Implications for Investing
As evidence mounts that companies aim to benefit from AI, investors have responded by increasing those companies’ valuations. Caution is warranted, however. The speed at which AI is developing – whether measured by AI capabilities or by NVIDIA revenue – has been breathtaking. Comparisons are often made to the Internet buildout in the 1990’s, when Cisco Systems was able to grow revenue by over 80% for 8 straight years. However, that was starting from a very small revenue base of under $100 million. NVIDIA’s 126% revenue growth in CY 2023 and anticipated doubling again in CY24 is starting from a base of $27 billion. Trees do not grow to the sky. When a transformation is this rapid, the cone of possible outcomes is much wider than in normal times, and thus investors’ expectations must be tempered with extra humility. Much could go wrong as this journey continues. Will the cloud and large language model (LLM) providers be able to charge corporate customers to cover the massive capital they’ve already spent on AI chips and hardware? Will those providers’ corporate customers be able to realize return on investment (ROI) on the money they will pay for access to AI LLM’s? Where along the value chain will the benefits – to the extent that they occur – accrue?
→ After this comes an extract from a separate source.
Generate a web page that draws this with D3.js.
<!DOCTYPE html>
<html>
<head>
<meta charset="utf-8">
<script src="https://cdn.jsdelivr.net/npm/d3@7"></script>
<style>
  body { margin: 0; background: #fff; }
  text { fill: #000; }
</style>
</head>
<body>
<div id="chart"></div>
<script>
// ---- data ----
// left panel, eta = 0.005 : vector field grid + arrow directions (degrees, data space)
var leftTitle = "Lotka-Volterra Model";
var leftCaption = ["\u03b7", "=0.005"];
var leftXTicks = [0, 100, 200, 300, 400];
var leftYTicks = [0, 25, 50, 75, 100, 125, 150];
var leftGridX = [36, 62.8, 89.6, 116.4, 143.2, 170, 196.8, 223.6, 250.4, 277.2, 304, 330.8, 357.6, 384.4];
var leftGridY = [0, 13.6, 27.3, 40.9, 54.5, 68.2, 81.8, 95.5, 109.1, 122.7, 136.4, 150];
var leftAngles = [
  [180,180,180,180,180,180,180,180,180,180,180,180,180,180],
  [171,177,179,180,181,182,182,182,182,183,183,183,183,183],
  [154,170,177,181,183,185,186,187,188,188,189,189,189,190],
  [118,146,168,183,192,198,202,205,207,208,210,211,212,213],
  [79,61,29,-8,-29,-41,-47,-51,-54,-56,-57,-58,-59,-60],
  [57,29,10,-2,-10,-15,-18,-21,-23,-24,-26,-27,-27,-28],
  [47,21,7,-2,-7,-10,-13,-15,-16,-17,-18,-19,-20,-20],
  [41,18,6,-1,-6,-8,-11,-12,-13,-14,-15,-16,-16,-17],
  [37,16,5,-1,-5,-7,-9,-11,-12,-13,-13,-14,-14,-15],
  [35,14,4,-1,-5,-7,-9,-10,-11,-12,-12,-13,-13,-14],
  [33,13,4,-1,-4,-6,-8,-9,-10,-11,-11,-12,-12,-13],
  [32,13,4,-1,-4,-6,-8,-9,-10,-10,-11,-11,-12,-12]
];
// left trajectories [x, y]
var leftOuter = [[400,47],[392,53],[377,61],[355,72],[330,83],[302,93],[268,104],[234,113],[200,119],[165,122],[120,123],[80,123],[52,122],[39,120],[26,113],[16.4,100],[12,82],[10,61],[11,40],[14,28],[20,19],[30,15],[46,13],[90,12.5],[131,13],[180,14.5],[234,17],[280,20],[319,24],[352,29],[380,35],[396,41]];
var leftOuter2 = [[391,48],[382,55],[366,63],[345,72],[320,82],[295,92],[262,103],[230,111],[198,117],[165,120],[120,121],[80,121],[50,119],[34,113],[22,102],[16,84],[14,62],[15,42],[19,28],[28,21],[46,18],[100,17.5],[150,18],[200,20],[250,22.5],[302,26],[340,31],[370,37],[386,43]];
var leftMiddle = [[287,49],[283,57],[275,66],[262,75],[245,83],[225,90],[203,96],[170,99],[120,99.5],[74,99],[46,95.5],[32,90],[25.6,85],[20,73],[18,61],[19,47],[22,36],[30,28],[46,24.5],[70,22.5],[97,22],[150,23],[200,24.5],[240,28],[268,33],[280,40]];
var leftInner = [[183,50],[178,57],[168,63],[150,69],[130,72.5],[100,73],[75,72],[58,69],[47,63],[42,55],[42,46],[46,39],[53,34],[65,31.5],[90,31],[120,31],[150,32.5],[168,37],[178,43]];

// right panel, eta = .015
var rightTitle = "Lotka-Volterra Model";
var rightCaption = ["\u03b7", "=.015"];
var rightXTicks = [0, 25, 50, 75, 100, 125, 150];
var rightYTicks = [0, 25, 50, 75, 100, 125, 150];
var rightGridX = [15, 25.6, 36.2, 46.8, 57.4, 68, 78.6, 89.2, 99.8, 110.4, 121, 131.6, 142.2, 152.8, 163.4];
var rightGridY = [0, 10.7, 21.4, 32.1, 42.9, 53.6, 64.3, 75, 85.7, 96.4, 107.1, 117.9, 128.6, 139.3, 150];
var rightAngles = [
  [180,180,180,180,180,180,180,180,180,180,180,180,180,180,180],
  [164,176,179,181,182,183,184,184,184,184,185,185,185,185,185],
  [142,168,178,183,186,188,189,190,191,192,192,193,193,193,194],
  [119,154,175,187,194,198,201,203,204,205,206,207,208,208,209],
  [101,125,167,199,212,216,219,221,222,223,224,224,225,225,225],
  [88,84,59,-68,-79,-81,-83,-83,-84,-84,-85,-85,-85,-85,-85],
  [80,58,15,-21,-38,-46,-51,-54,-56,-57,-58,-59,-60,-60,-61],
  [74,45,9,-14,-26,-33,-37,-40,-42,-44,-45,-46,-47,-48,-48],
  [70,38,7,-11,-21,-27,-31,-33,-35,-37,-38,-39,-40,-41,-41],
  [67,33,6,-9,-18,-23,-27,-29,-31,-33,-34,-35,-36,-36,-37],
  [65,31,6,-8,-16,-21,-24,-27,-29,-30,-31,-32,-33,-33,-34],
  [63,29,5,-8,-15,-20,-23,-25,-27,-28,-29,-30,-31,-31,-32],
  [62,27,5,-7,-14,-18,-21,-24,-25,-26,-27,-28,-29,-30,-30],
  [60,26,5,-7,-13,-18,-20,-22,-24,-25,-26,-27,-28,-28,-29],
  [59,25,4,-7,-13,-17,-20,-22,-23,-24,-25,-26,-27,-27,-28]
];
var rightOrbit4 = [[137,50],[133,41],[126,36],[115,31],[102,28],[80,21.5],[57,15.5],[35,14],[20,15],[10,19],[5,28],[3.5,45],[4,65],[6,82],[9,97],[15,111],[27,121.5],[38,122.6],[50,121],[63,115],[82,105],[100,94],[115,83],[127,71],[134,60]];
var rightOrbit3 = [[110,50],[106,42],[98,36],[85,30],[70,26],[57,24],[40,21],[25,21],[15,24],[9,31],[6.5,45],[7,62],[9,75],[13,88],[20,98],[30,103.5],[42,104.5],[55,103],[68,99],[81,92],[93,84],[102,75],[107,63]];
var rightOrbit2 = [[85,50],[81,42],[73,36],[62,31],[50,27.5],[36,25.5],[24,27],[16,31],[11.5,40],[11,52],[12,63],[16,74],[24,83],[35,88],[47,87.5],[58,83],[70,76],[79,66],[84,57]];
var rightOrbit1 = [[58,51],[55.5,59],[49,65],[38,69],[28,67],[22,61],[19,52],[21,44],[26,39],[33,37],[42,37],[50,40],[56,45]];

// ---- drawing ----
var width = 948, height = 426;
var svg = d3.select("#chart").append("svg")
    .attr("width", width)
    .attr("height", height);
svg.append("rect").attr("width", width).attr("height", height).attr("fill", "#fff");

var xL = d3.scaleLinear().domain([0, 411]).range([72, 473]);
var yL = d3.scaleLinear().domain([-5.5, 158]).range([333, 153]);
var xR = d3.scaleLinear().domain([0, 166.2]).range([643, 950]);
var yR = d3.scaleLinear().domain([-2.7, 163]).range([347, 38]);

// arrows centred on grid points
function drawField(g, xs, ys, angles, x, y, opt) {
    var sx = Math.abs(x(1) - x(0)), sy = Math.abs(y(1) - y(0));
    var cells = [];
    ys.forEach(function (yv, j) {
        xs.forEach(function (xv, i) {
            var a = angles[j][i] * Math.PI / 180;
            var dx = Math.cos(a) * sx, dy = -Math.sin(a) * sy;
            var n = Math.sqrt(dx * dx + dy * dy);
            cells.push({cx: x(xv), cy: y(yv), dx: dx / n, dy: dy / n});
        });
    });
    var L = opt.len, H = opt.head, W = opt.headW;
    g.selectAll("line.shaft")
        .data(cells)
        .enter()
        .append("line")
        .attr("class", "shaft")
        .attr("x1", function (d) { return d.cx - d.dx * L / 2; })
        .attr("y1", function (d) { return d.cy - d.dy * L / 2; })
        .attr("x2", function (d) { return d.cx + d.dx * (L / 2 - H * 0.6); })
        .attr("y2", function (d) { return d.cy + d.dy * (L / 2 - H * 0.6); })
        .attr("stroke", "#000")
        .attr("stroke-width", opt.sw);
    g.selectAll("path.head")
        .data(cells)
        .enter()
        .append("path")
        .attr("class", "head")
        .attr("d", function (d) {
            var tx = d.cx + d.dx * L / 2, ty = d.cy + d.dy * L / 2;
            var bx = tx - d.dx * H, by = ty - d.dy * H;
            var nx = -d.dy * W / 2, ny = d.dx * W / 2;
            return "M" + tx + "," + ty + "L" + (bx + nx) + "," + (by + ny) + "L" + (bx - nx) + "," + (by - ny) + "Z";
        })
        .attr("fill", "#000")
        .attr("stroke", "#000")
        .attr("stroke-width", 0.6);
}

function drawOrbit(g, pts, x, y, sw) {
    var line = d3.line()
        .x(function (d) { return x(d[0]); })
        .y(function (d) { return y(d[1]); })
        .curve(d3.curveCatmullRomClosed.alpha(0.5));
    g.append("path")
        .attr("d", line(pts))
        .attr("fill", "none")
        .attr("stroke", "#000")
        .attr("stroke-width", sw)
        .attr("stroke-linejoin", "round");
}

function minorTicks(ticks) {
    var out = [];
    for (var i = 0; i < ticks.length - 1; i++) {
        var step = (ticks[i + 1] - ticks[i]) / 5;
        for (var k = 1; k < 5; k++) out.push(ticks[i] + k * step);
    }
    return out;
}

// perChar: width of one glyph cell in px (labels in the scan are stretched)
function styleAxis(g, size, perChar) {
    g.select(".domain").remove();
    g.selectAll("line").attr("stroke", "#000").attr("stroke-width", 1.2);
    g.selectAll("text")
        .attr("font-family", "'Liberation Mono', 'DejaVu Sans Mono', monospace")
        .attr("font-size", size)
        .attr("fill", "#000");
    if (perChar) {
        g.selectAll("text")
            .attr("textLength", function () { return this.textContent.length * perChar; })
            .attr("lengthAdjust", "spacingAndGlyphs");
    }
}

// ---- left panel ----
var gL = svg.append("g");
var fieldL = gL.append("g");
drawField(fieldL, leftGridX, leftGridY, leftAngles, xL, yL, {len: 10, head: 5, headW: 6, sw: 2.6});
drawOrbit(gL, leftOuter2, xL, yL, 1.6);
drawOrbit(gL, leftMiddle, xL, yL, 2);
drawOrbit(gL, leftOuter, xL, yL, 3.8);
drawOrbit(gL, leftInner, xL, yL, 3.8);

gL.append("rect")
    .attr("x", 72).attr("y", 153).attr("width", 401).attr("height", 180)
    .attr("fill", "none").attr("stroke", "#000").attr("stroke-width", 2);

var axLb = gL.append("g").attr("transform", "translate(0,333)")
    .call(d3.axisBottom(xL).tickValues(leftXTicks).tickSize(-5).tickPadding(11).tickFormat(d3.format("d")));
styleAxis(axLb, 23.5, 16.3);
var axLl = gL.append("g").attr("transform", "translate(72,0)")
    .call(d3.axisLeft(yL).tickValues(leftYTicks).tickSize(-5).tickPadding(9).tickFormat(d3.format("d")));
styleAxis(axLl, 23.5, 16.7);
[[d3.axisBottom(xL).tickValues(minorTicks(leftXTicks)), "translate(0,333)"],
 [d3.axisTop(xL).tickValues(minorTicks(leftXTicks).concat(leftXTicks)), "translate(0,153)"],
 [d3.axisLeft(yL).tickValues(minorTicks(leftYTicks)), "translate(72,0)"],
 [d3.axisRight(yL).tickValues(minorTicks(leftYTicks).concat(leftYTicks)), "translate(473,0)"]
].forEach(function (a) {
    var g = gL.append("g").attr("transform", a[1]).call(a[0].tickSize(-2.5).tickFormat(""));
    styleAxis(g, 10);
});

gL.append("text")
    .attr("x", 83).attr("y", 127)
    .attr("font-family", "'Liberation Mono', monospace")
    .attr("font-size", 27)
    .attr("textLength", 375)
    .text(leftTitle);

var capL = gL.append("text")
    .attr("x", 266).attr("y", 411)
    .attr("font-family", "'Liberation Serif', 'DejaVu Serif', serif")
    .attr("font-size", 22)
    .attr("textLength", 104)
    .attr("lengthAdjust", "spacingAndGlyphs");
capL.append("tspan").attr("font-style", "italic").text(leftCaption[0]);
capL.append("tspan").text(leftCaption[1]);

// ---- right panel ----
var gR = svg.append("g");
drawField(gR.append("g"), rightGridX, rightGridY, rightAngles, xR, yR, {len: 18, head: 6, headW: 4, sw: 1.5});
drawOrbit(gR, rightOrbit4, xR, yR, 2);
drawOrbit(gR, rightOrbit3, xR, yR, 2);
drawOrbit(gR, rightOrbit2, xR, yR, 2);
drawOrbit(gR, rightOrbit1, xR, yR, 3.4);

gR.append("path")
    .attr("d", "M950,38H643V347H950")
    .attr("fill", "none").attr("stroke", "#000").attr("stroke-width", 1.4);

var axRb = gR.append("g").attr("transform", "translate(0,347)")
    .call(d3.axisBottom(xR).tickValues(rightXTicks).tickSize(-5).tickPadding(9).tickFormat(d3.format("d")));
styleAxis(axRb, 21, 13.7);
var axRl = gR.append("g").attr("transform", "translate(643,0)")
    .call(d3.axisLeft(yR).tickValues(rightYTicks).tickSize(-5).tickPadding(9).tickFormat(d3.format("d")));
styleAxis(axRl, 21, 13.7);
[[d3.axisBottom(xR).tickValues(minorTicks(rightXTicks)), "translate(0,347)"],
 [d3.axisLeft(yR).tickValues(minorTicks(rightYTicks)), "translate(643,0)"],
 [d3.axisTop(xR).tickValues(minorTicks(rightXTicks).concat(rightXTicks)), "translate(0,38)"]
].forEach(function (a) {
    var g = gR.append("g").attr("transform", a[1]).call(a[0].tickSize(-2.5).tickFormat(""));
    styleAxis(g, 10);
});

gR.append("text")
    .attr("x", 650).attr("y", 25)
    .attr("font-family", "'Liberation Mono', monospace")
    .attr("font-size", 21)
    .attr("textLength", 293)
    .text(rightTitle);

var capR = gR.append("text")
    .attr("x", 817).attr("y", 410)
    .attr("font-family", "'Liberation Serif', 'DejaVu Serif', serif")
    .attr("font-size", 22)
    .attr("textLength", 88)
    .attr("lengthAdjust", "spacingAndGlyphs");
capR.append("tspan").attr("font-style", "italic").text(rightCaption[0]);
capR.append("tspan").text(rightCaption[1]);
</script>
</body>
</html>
We believe that while the near-term impacts have been most visible in the technology sector (while the foundational models are getting built), in the coming months companies will find many ways to improve both revenue growth and profitability. Like the buildout of the Internet in the late 1990s, growth is likely to be first in the infrastructure buildout, and only later enabling entirely new business models. At some point, AI will likely be overbuilt – that is the nature of capitalism. We expect to see volatility as capitalism’s propensity to linearly extrapolate into the future confronts the wider cone of outcomes from AI, and we stand ready to invest where we see opportunities.